Hello, and welcome once again to Shitbox Showdown! I’m back at the helm at the usual time, after a whirlwind trip to the Midwest. My beautiful, brilliant wife now holds a Masters degree from Purdue, and I spent the weekend wrecking the average MPG readout of my mother-in-law’s Subaru Forester (it went from 41.5 mpg down to 39.2 under my heavy right foot).
But we’re not here to talk about any of that; we’re here to talk about crappy old cars. Let’s see what you thought about yesterday’s rustbuckets:
The Safari is the less scary of the two to most people. I’m still not sure it’s any less rusty; I worry about what’s under those Pep Boys bottom door trims.
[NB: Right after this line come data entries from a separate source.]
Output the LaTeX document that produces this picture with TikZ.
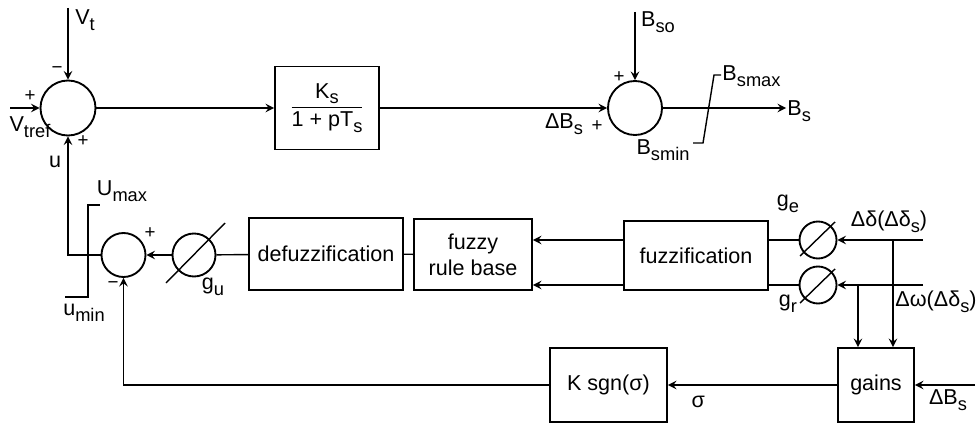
\documentclass[tikz,border=0pt]{standalone}
\usepackage{fontspec}
\setmainfont{Liberation Sans}
\usepackage{tikz}
\usetikzlibrary{arrows.meta, positioning, calc}
\newcommand{\lsub}[1]{\raisebox{-0.5ex}{\fontsize{7.8}{9}\selectfont #1}}

\begin{document}
\begin{tikzpicture}[
  x=0.015cm, y=-0.015cm,
  font=\fontsize{9.2}{11}\selectfont,
  box/.style={draw, line width=0.8pt, inner sep=2pt, align=center},
  sum/.style={draw, circle, line width=0.8pt, inner sep=0pt},
  gain/.style={draw, circle, line width=0.8pt, inner sep=0pt},
  arr/.style={->, >=stealth, line width=0.6pt},
  wire/.style={line width=0.6pt},
  sgn/.style={font=\fontsize{8}{9}\selectfont, inner sep=0pt}
]
  \useasboundingbox (0,0) rectangle (976,427);

  % upper loop
  \node[sum, minimum size=0.825cm] (sum1) at (68,108) {};
  \node[box, minimum width=1.56cm, minimum height=1.245cm] (ks) at (327,108)
    {$\displaystyle\frac{\mbox{K\lsub{s}}}{\mbox{1 + pT\lsub{s}}}$};
  \node[sum, minimum size=0.81cm] (sum2) at (635,108) {};

  \coordinate (vt)    at (68,8);
  \coordinate (vref)  at (10,108);
  \coordinate (bso)   at (635,12);
  \coordinate (bsout) at (786,108);

  % fuzzy part
  \node[sum, minimum size=0.66cm] (sum3) at (123.5,255) {};
  \node[gain, minimum size=0.645cm] (gu) at (194,255) {};
  \node[box, minimum width=2.31cm, minimum height=1.08cm] (defuzz) at (326,254) {defuzzification};
  \node[box, minimum width=1.77cm, minimum height=1.07cm] (rule)   at (473,254.5) {fuzzy\\rule base};
  \node[box, minimum width=2.16cm, minimum height=1.04cm] (fuzz)   at (696,255.5) {fuzzification};
  \node[gain, minimum size=0.555cm] (ge) at (818,240) {};
  \node[gain, minimum size=0.555cm] (gr) at (818,285) {};

  \node[box, minimum width=1.14cm, minimum height=1.11cm] (gains) at (876,385) {gains};
  \node[box, minimum width=1.755cm, minimum height=1.11cm] (ksgn) at (608.5,385) {K sgn(σ)};

  \coordinate (din)  at (923,240);
  \coordinate (dwin) at (923,285);
  \coordinate (db)   at (893,240);
  \coordinate (wb)   at (858,285);
  \coordinate (bin)  at (975,385);

  \draw[arr] (vt)   -- (sum1);
  \draw[arr] (vref) -- (sum1);
  \draw[arr] (sum1) -- (ks);
  \draw[arr] (ks)   -- (sum2);
  \draw[arr] (bso)  -- (sum2);
  \draw[arr] (sum2) -- (bsout);

  \draw[arr] (sum3) -| (sum1);
  \draw[arr] (gu) -- (sum3);
  \draw[wire] (defuzz) -- (gu);
  \draw[wire] (rule) -- (defuzz);
  \draw[arr] (fuzz.west |- ge) -- (rule.east |- ge);
  \draw[arr] (fuzz.west |- gr) -- (rule.east |- gr);
  \draw[wire] (ge) -- (fuzz.east |- ge);
  \draw[wire] (gr) -- (fuzz.east |- gr);
  \draw[arr] (din)  -- (ge);
  \draw[arr] (dwin) -- (gr);
  \draw[arr] (db) -- (db |- gains.north);
  \draw[arr] (wb) -- (wb |- gains.north);
  \draw[arr] (bin) -- (gains);
  \draw[arr] (gains) -- node[pos=0.82, below=1pt] {σ} (ksgn);
  \draw[arr] (ksgn) -| (sum3);

  % limiters and gain slashes
  \draw[wire] (693,143) -- (703,143) -- (714,75) -- (721,75);
  \draw[wire] (65,297) -- (88,297) -- (88,205) -- (100,205);
  \draw[wire] ($(gu)+(-28,28)$) -- ($(gu)+(31,-32)$);
  \draw[wire] ($(ge)+(-18,16)$) -- ($(ge)+(17,-18)$);
  \draw[wire] ($(gr)+(-18,18)$) -- ($(gr)+(17,-16)$);

  % labels
  \node at (85,20) {V\lsub{t}};
  \node at (30,127) {V\lsub{tref}};
  \node at (55,162) {u};
  \node at (122,191) {U\lsub{max}};
  \node at (84,313) {u\lsub{min}};
  \node at (213,287) {g\lsub{u}};
  \node at (564,124) {ΔB\lsub{s}};
  \node at (658,22) {B\lsub{so}};
  \node[anchor=west, inner sep=0pt] at (722,76) {B\lsub{smax}};
  \node[anchor=east, inner sep=0pt] at (690,150) {B\lsub{smin}};
  \node[anchor=west, inner sep=0pt] at (787,111) {B\lsub{s}};
  \node at (788,204) {g\lsub{e}};
  \node at (788,304) {g\lsub{r}};
  \node at (889,222) {Δδ(Δδ\lsub{s})};
  \node at (936,302) {Δω(Δδ\lsub{s})};
  \node at (948,400) {ΔB\lsub{s}};

  \node[sgn] at (57,70)   {−};
  \node[sgn] at (30,96)   {+};
  \node[sgn] at (83,141)  {+};
  \node[sgn] at (150,233) {+};
  \node[sgn] at (113,285) {−};
  \node[sgn] at (597,126) {+};
  \node[sgn] at (619,77)  {+};
\end{tikzpicture}
\end{document}
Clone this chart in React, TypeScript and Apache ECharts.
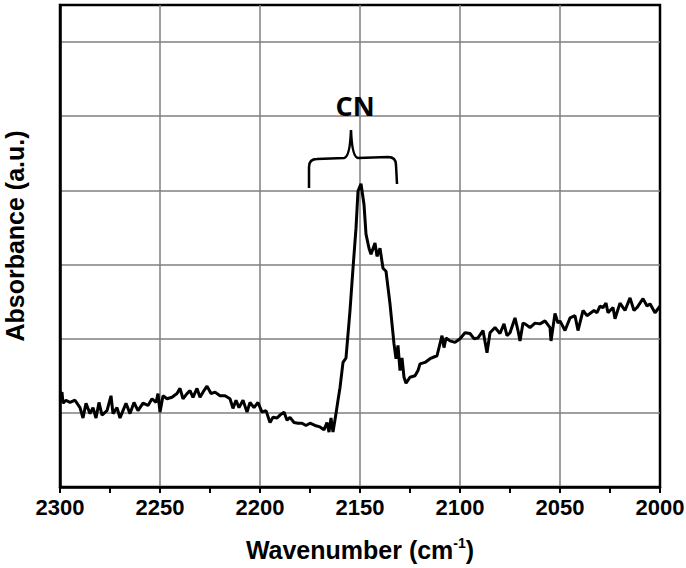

It feels like another Odd Couple day, so let’s take a look at a pair of derelict hulks, one of which is half the length of the other. But it comes with a parts car, so they even out. Here they are. I stuck close to home today, because when you’ve been traveling, there’s no place like it.
Engine/drivetrain: 4.6 liter V8, 4 speed automatic, RWD
Location: Portland, OR
Odometer reading: 100,000 miles
Runs/drives? “Beautifully,” but read the fine print
Take a Lincoln Town Car, chop it in half between the doors, add in a section to the middle, plop in a mini-bar and some cool lights, and fill it with drunken bridesmaids or high school kids on their way to prom. It’s a simple business plan, but it seems to work.
But what happens to a stretch limo after its working days are over? Who wants to drive around in something with the tuning raidus of a battleship, filled with the ghosts of a thousand bachelorette parties past? Even worse, what happens to one that gets trashed on the inside, but still runs fine?
From the looks of it, it gets parked in somebody’s scruffy backyard along with a lot of other junk vehicles. This poor Lincoln Town Car apparently suffered a fire inside the passenger compartment, and was “badly damaged,” but the seller hasn’t included any photos to show just what we’re dealing with.
The seller does say that you can drive it home, but then what? Where are you going to park it, if you don’t have a huge scruffy backyard of your own? And sure, the Ford Panther chassis on which the Town Car is based is legendary for reliability and toughness, but does that include one that has an extra five or six feet of scorched wasteland between the axles? What, to put it bluntly, the hell is someone going to do with this thing?
I leave that up to you, Autopians. Tell me in the comments what you’d use an old limo for after you clear out the burned upholstery and crispy carpets.
But first, take a gander at this fun-size project:
Engine/drivetrain: 1.0 liter turbocharged inline 3, 5 speed manual, FWD
Location: Portland, OR
Odometer reading: 62,000 miles
Runs/drives? Runs but not drivable, no specifics given
The Chevy Sprint is a car already known to Autopians from Jason’s deep-dive into its bizarre hood release design. Yes, you push down on that little black rectangle to open the hood, after pulling the inside T-handle. It was immense fun to watch my fellow mechanics who weren’t familiar with it struggle to open the hoods of Sprints when I worked in a garage. But it’s what’s under the hood of this particular Sprint that makes it intriguing:
Yep, that little 993cc three is turbocharged, intercooled, fuel-injected, and good for 79 horsepower instead of 48. Still not a ton of power, but it’s not a ton of car either. Literally; the Sprint’s curb weight is around 1500 pounds.
The seller says he has gotten the Sprint to start and run, but it isn’t driveable; my guess is that it’s been parked for a very long time, and still needs some other systems gone through. You can probably count on having to replace everything made of rubber that holds liquid before you even think of moving this car under its own power.
Like the limo, this interior is trashed, but at least we get a photo of it. This one is easy, though: gut it, pop in a racing seat, weld in a cage, and go have some fun with it. Those quarter-inch-thick door cards aren’t providing any sound deadening in this thing anyway, so why bother trying to find new ones?
The sale also includes a second Sprint Turbo for parts. Not many details are given about the parts car, but it looks like the drivetrain is there, so at least you have a spare engine and gearbox to work with. Most of the glass is intact too, which is nice to have for a rare car.
So that’s what I found for us today. A stretch limo that runs fine but needs a whole new interior and purpose in life, or a turbocharged roller skate that needs damn near everything but comes with a spare of most things. Which lost cause are you willing to take on?